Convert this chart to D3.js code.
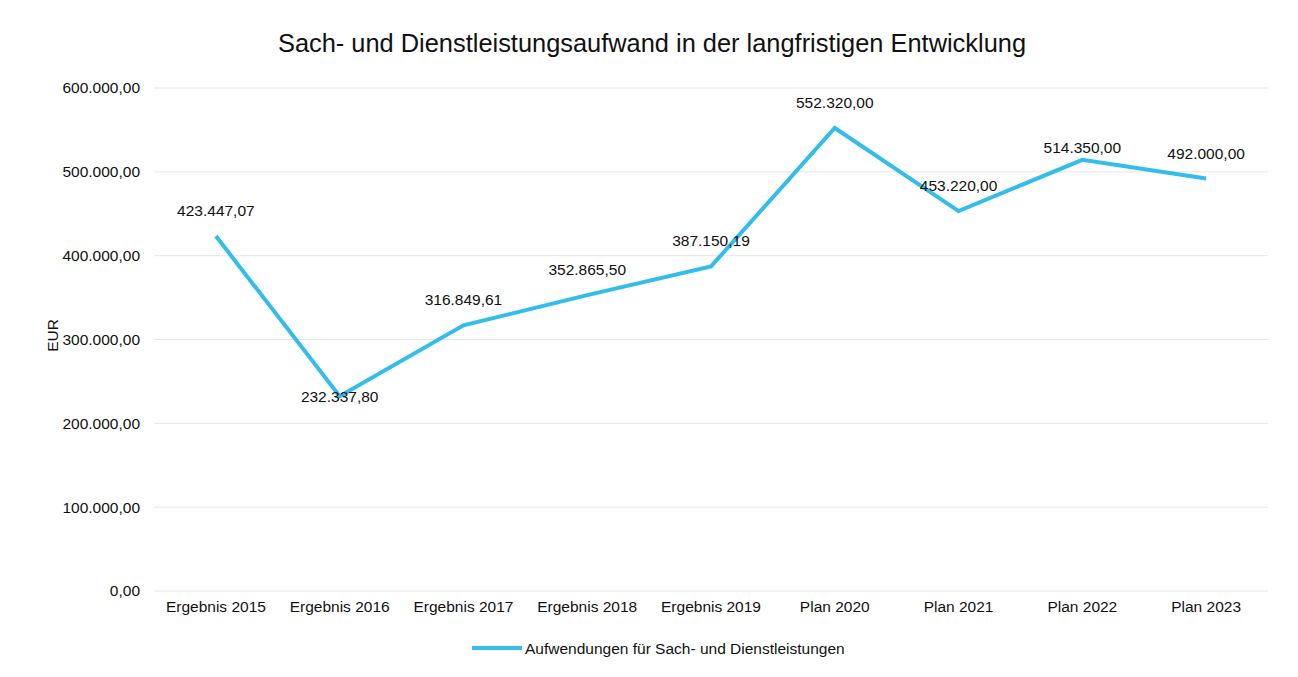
<!DOCTYPE html>
<html>
<head>
<meta charset="utf-8">
<script src="https://cdn.jsdelivr.net/npm/d3@7.9.0/dist/d3.min.js"></script>
<style>
  body { margin: 0; background: #fff; }
  svg { font-family: "Liberation Sans", Arial, sans-serif; }
</style>
</head>
<body>
<div id="chart"></div>
<script>
const categories = ["Ergebnis 2015", "Ergebnis 2016", "Ergebnis 2017", "Ergebnis 2018", "Ergebnis 2019",
    "Plan 2020", "Plan 2021", "Plan 2022", "Plan 2023"];
const values = [423447.07, 232337.80, 316849.61, 352865.50, 387150.19, 552320.00, 453220.00, 514350.00, 492000.00];
const yTicks = [0, 100000, 200000, 300000, 400000, 500000, 600000];
const seriesName = "Aufwendungen für Sach- und Dienstleistungen";
const title = "Sach- und Dienstleistungsaufwand in der langfristigen Entwicklung";

const width = 1298, height = 677;
const margin = { top: 88, right: 30, bottom: 86, left: 154 };
const lineColor = "#33bdea";
const fontSize = 15.5;

const svg = d3.select("#chart").append("svg")
    .attr("width", width)
    .attr("height", height);

const x = d3.scaleBand().domain(categories).range([margin.left, 1268]);
const y = d3.scaleLinear().domain([0, 600000]).range([height - margin.bottom, margin.top]);

// German number format
const de = d3.formatLocale({ decimal: ",", thousands: ".", grouping: [3], currency: ["", " €"] });
const fmt = de.format(",.2f");

// gridlines
svg.append("g").selectAll("line").data(yTicks)
    .join("line")
    .attr("x1", x.range()[0])
    .attr("x2", x.range()[1])
    .attr("y1", d => y(d))
    .attr("y2", d => y(d))
    .attr("stroke", "#e6e6e6")
    .attr("stroke-width", 1);

// y axis labels
const yAxis = svg.append("g")
    .attr("transform", `translate(${margin.left - 14},0)`)
    .call(d3.axisLeft(y).tickValues(yTicks).tickFormat(fmt).tickSize(0).tickPadding(0));
yAxis.select(".domain").remove();
yAxis.selectAll("text").attr("font-size", fontSize).attr("fill", "#111")
    .attr("font-family", "Liberation Sans, Arial, sans-serif");

// x axis labels
const xAxis = svg.append("g")
    .attr("transform", `translate(0,${y(0)})`)
    .call(d3.axisBottom(x).tickSize(0).tickPadding(10));
xAxis.select(".domain").remove();
xAxis.selectAll("text").attr("font-size", fontSize).attr("fill", "#111")
    .attr("font-family", "Liberation Sans, Arial, sans-serif");

// y title
svg.append("text")
    .attr("transform", `translate(58,${(y(0) + y(600000)) / 2 - 4}) rotate(-90)`)
    .attr("text-anchor", "middle")
    .attr("font-size", fontSize)
    .attr("fill", "#111")
    .text("EUR");

// chart title
svg.append("text")
    .attr("x", 652)
    .attr("y", 52)
    .attr("text-anchor", "middle")
    .attr("font-size", 25.4)
    .attr("fill", "#111")
    .text(title);

const cx = d => x(d) + x.bandwidth() / 2;
const pts = categories.map((c, i) => ({ c, v: values[i] }));

svg.append("path")
    .datum(pts)
    .attr("fill", "none")
    .attr("stroke", lineColor)
    .attr("stroke-width", 4)
    .attr("stroke-linejoin", "miter")
    .attr("d", d3.line().x(d => cx(d.c)).y(d => y(d.v)));

// data labels (Excel put a couple of them off the usual spot)
const labelShift = { "Ergebnis 2016": 6, "Plan 2022": -7 };
svg.append("g").selectAll("text").data(pts)
    .join("text")
    .attr("x", d => cx(d.c))
    .attr("y", d => y(d.v) + (labelShift[d.c] !== undefined ? labelShift[d.c] : -20))
    .attr("text-anchor", "middle")
    .attr("font-size", fontSize)
    .attr("fill", "#111")
    .text(d => fmt(d.v));

// legend
const lg = svg.append("g").attr("transform", "translate(472,648)");
lg.append("line").attr("x1", 0).attr("x2", 50)
    .attr("stroke", lineColor).attr("stroke-width", 4);
lg.append("text").attr("x", 53).attr("y", 5.5)
    .attr("font-size", fontSize).attr("fill", "#111")
    .text(seriesName);
</script>
</body>
</html>
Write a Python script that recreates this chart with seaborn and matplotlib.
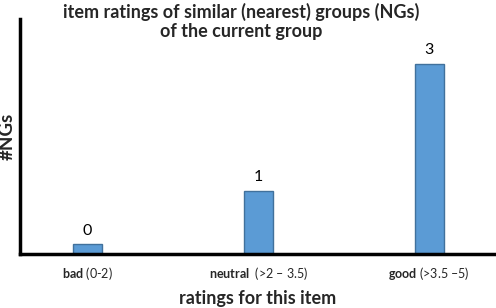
import matplotlib
matplotlib.use("Agg")
import matplotlib.pyplot as plt
import pandas as pd
import seaborn as sns

# data
categories = ["bad", "neutral", "good"]
ranges = ["(0-2)", " (>2 \u2013 3.5)", "(>3.5 \u20135)"]
counts = [0, 1, 3]
# drawn heights (the empty category still gets a small stub)
bar_heights = [0.15, 1, 3]

sns.set_style("white")
plt.rcParams["font.family"] = ["Lato", "DejaVu Sans"]
plt.rcParams["mathtext.fontset"] = "custom"
plt.rcParams["mathtext.bf"] = "Lato:bold"
plt.rcParams["mathtext.rm"] = "Lato"

df = pd.DataFrame({"cat": categories, "h": bar_heights})

fig = plt.figure(figsize=(4.96, 3.08), dpi=100)
ax = fig.add_axes([20 / 496, 54 / 308, 476 / 496, 235 / 308])

sns.barplot(data=df, x="cat", y="h", ax=ax, color="#5B9BD5", saturation=1,
            width=0.17, edgecolor="#41719C", linewidth=1)

ax.bar_label(ax.containers[0], labels=[str(c) for c in counts],
             padding=5, fontsize=11.5, color="black")

ax.set_xlim(-0.395, 2.39)
ax.set_ylim(0, 3.71)
ax.set_yticks([])
ax.set_xticks(range(len(categories)))
ax.set_xticklabels(["$\\bf{" + c + "}$ " + r for c, r in zip(categories, ranges)],
                   fontsize=9)
ax.tick_params(axis="x", length=0, pad=8)

for side in ["top", "right"]:
    ax.spines[side].set_visible(False)
for side in ["left", "bottom"]:
    ax.spines[side].set_linewidth(2.5)
    ax.spines[side].set_color("black")

ax.set_xlabel("ratings for this item", fontsize=13, fontweight="bold", labelpad=6)
ax.set_ylabel("#NGs", fontsize=13.5, fontweight="bold", labelpad=3)

fig.text(241 / 496, 1 - 21 / 308,
         "item ratings of similar (nearest) groups (NGs)\nof the current group",
         ha="center", va="center", fontsize=13, fontweight="bold", linespacing=1.15)

fig.savefig("out.png", dpi=100)
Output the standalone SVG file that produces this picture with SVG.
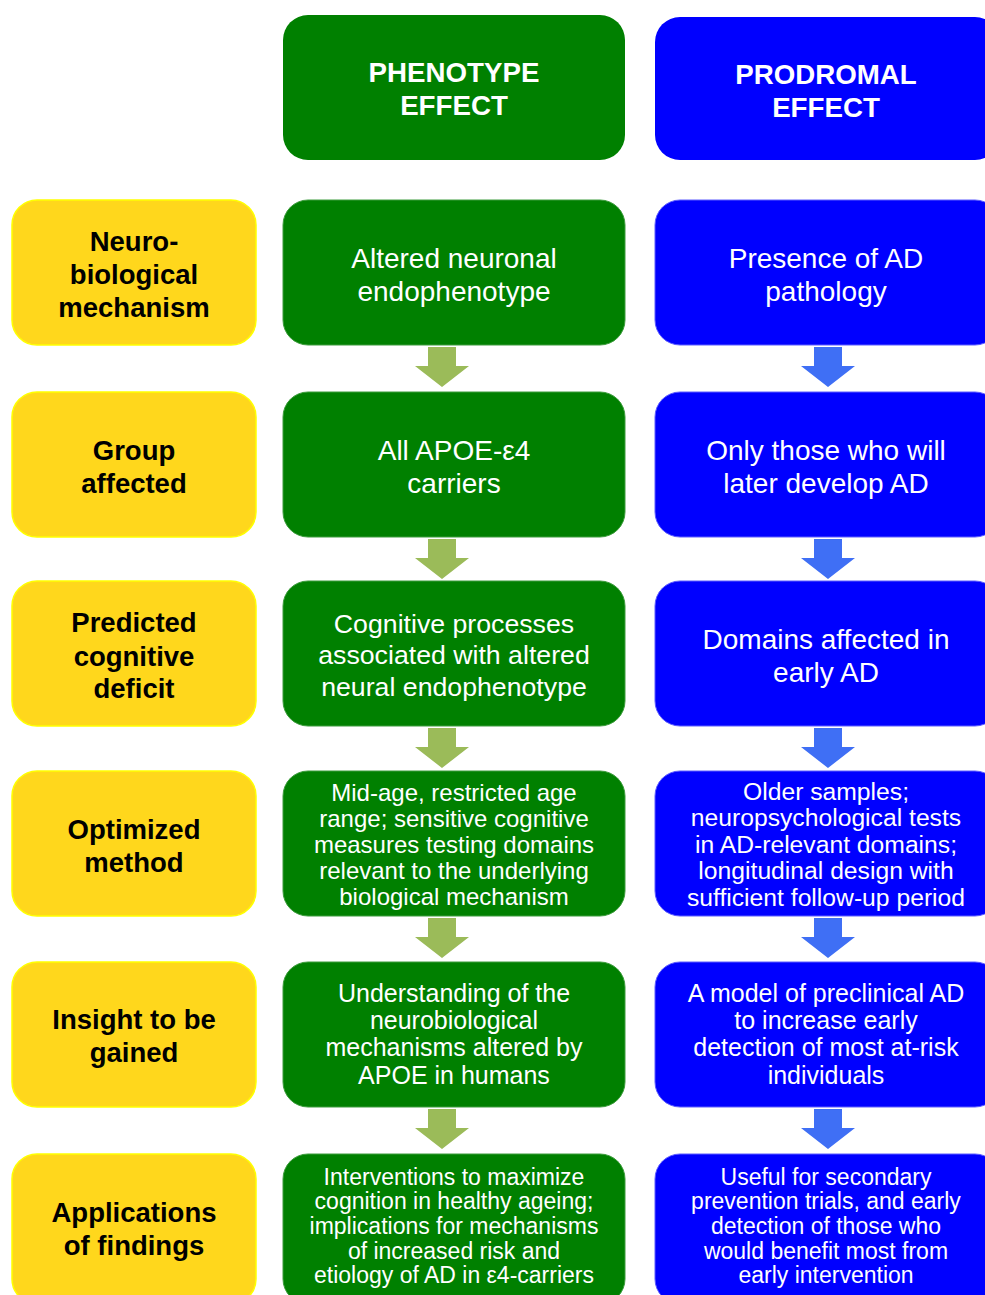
<svg xmlns="http://www.w3.org/2000/svg" width="985" height="1295" viewBox="0 0 985 1295">
<defs>
<style>
.y{fill:#FFD71C;stroke:#FFFF00;stroke-width:1.5}
.g{fill:#008000;stroke:#3c9c3c;stroke-width:1}
.b{fill:#0000FF;stroke:#5c5cff;stroke-width:1}
.gh{fill:#008000}
.bh{fill:#0000FF}
text{font-family:"Liberation Sans",Arial,sans-serif;text-anchor:middle}
.lab{font-weight:bold;font-size:27.5px;fill:#000}
.hd{font-weight:bold;font-size:27.7px;fill:#fff}
.t{fill:#fff}
.ga{fill:#9BBB59}
.ba{fill:#3F6FF5}
</style>
<path id="arr" d="M-14,0 H14 V19 H27 L0,40 L-27,19 H-14 Z"/>
</defs>

<g id="header-phenotype">
<rect class="gh" x="283" y="15" width="342" height="145" rx="25"/>
<text class="hd" x="454" y="82">PHENOTYPE</text>
<text class="hd" x="454" y="115">EFFECT</text>
</g>
<g id="header-prodromal">
<rect class="bh" x="655" y="17" width="345" height="143" rx="25"/>
<text class="hd" x="826" y="84">PRODROMAL</text>
<text class="hd" x="826" y="117">EFFECT</text>
</g>

<g id="label-1">
<rect class="y" x="12" y="200" width="244" height="145" rx="25"/>
<text class="lab" x="134" y="251">Neuro-</text>
<text class="lab" x="134" y="284">biological</text>
<text class="lab" x="134" y="317">mechanism</text>
</g>
<g id="green-1">
<rect class="g" x="283" y="200" width="342" height="145" rx="25"/>
<text class="t" font-size="28" x="454" y="268">Altered neuronal</text>
<text class="t" font-size="28" x="454" y="301">endophenotype</text>
</g>
<g id="blue-1">
<rect class="b" x="655" y="200" width="345" height="145" rx="25"/>
<text class="t" font-size="28" x="826" y="268">Presence of AD</text>
<text class="t" font-size="28" x="826" y="301">pathology</text>
</g>

<g id="label-2">
<rect class="y" x="12" y="392" width="244" height="145" rx="25"/>
<text class="lab" x="134" y="460">Group</text>
<text class="lab" x="134" y="493">affected</text>
</g>
<g id="green-2">
<rect class="g" x="283" y="392" width="342" height="145" rx="25"/>
<text class="t" font-size="28" x="454" y="460">All APOE-ε4</text>
<text class="t" font-size="28" x="454" y="493">carriers</text>
</g>
<g id="blue-2">
<rect class="b" x="655" y="392" width="345" height="145" rx="25"/>
<text class="t" font-size="28" x="826" y="460">Only those who will</text>
<text class="t" font-size="28" x="826" y="493">later develop AD</text>
</g>

<g id="label-3">
<rect class="y" x="12" y="581" width="244" height="145" rx="25"/>
<text class="lab" x="134" y="632">Predicted</text>
<text class="lab" x="134" y="666">cognitive</text>
<text class="lab" x="134" y="698">deficit</text>
</g>
<g id="green-3">
<rect class="g" x="283" y="581" width="342" height="145" rx="25"/>
<text class="t" font-size="26.7" x="454" y="633">Cognitive processes</text>
<text class="t" font-size="26.7" x="454" y="664">associated with altered</text>
<text class="t" font-size="26.7" x="454" y="696">neural endophenotype</text>
</g>
<g id="blue-3">
<rect class="b" x="655" y="581" width="345" height="145" rx="25"/>
<text class="t" font-size="28" x="826" y="649">Domains affected in</text>
<text class="t" font-size="28" x="826" y="682">early AD</text>
</g>

<g id="label-4">
<rect class="y" x="12" y="771" width="244" height="145" rx="25"/>
<text class="lab" x="134" y="839">Optimized</text>
<text class="lab" x="134" y="872">method</text>
</g>
<g id="green-4">
<rect class="g" x="283" y="771" width="342" height="145" rx="25"/>
<text class="t" font-size="24" x="454" y="801">Mid-age, restricted age</text>
<text class="t" font-size="24" x="454" y="827">range; sensitive cognitive</text>
<text class="t" font-size="24" x="454" y="853">measures testing domains</text>
<text class="t" font-size="24" x="454" y="879">relevant to the underlying</text>
<text class="t" font-size="24" x="454" y="905">biological mechanism</text>
</g>
<g id="blue-4">
<rect class="b" x="655" y="771" width="345" height="145" rx="25"/>
<text class="t" font-size="24.7" x="826" y="800">Older samples;</text>
<text class="t" font-size="24.7" x="826" y="826">neuropsychological tests</text>
<text class="t" font-size="24.7" x="826" y="853">in AD-relevant domains;</text>
<text class="t" font-size="24.7" x="826" y="879">longitudinal design with</text>
<text class="t" font-size="24.7" x="826" y="906">sufficient follow-up period</text>
</g>

<g id="label-5">
<rect class="y" x="12" y="962" width="244" height="145" rx="25"/>
<text class="lab" x="134" y="1029">Insight to be</text>
<text class="lab" x="134" y="1062">gained</text>
</g>
<g id="green-5">
<rect class="g" x="283" y="962" width="342" height="145" rx="25"/>
<text class="t" font-size="25" x="454" y="1002">Understanding of the</text>
<text class="t" font-size="25" x="454" y="1029">neurobiological</text>
<text class="t" font-size="25" x="454" y="1056">mechanisms altered by</text>
<text class="t" font-size="25" x="454" y="1084">APOE in humans</text>
</g>
<g id="blue-5">
<rect class="b" x="655" y="962" width="345" height="145" rx="25"/>
<text class="t" font-size="25" x="826" y="1002">A model of preclinical AD</text>
<text class="t" font-size="25" x="826" y="1029">to increase early</text>
<text class="t" font-size="25" x="826" y="1056">detection of most at-risk</text>
<text class="t" font-size="25" x="826" y="1084">individuals</text>
</g>

<g id="label-6">
<rect class="y" x="12" y="1154" width="244" height="150" rx="25"/>
<text class="lab" x="134" y="1222">Applications</text>
<text class="lab" x="134" y="1255">of findings</text>
</g>
<g id="green-6">
<rect class="g" x="283" y="1154" width="342" height="150" rx="25"/>
<text class="t" font-size="23" x="454" y="1185">Interventions to maximize</text>
<text class="t" font-size="23" x="454" y="1209">cognition in healthy ageing;</text>
<text class="t" font-size="23" x="454" y="1234">implications for mechanisms</text>
<text class="t" font-size="23" x="454" y="1259">of increased risk and</text>
<text class="t" font-size="23" x="454" y="1283">etiology of AD in ε4-carriers</text>
</g>
<g id="blue-6">
<rect class="b" x="655" y="1154" width="345" height="150" rx="25"/>
<text class="t" font-size="23" x="826" y="1185">Useful for secondary</text>
<text class="t" font-size="23" x="826" y="1209">prevention trials, and early</text>
<text class="t" font-size="23" x="826" y="1234">detection of those who</text>
<text class="t" font-size="23" x="826" y="1259">would benefit most from</text>
<text class="t" font-size="23" x="826" y="1283">early intervention</text>
</g>

<g id="connectors">
<use href="#arr" class="ga" x="442" y="347"/>
<use href="#arr" class="ga" x="442" y="539"/>
<use href="#arr" class="ga" x="442" y="728"/>
<use href="#arr" class="ga" x="442" y="918"/>
<use href="#arr" class="ga" x="442" y="1109"/>
<use href="#arr" class="ba" x="828" y="347"/>
<use href="#arr" class="ba" x="828" y="539"/>
<use href="#arr" class="ba" x="828" y="728"/>
<use href="#arr" class="ba" x="828" y="918"/>
<use href="#arr" class="ba" x="828" y="1109"/>
</g>
</svg>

^^^^^^^^^^^^^^^^

» **REQUIRED TASK**:
Word for word, give again the lines from the first entry to the line with "const y = d3.scaleLinear().domain([0, 600000]).range([height", inclusive. Exclude the pictures.

» **RESPONSE**:
Convert this chart to D3.js code.
<!DOCTYPE html>
<html>
<head>
<meta charset="utf-8">
<script src="https://cdn.jsdelivr.net/npm/d3@7.9.0/dist/d3.min.js"></script>
<style>
  body { margin: 0; background: #fff; }
  svg { font-family: "Liberation Sans", Arial, sans-serif; }
</style>
</head>
<body>
<div id="chart"></div>
<script>
const categories = ["Ergebnis 2015", "Ergebnis 2016", "Ergebnis 2017", "Ergebnis 2018", "Ergebnis 2019",
    "Plan 2020", "Plan 2021", "Plan 2022", "Plan 2023"];
const values = [423447.07, 232337.80, 316849.61, 352865.50, 387150.19, 552320.00, 453220.00, 514350.00, 492000.00];
const yTicks = [0, 100000, 200000, 300000, 400000, 500000, 600000];
const seriesName = "Aufwendungen für Sach- und Dienstleistungen";
const title = "Sach- und Dienstleistungsaufwand in der langfristigen Entwicklung";

const width = 1298, height = 677;
const margin = { top: 88, right: 30, bottom: 86, left: 154 };
const lineColor = "#33bdea";
const fontSize = 15.5;

const svg = d3.select("#chart").append("svg")
    .attr("width", width)
    .attr("height", height);

const x = d3.scaleBand().domain(categories).range([margin.left, 1268]);
const y = d3.scaleLinear().domain([0, 600000]).range([height - margin.bottom, margin.top]);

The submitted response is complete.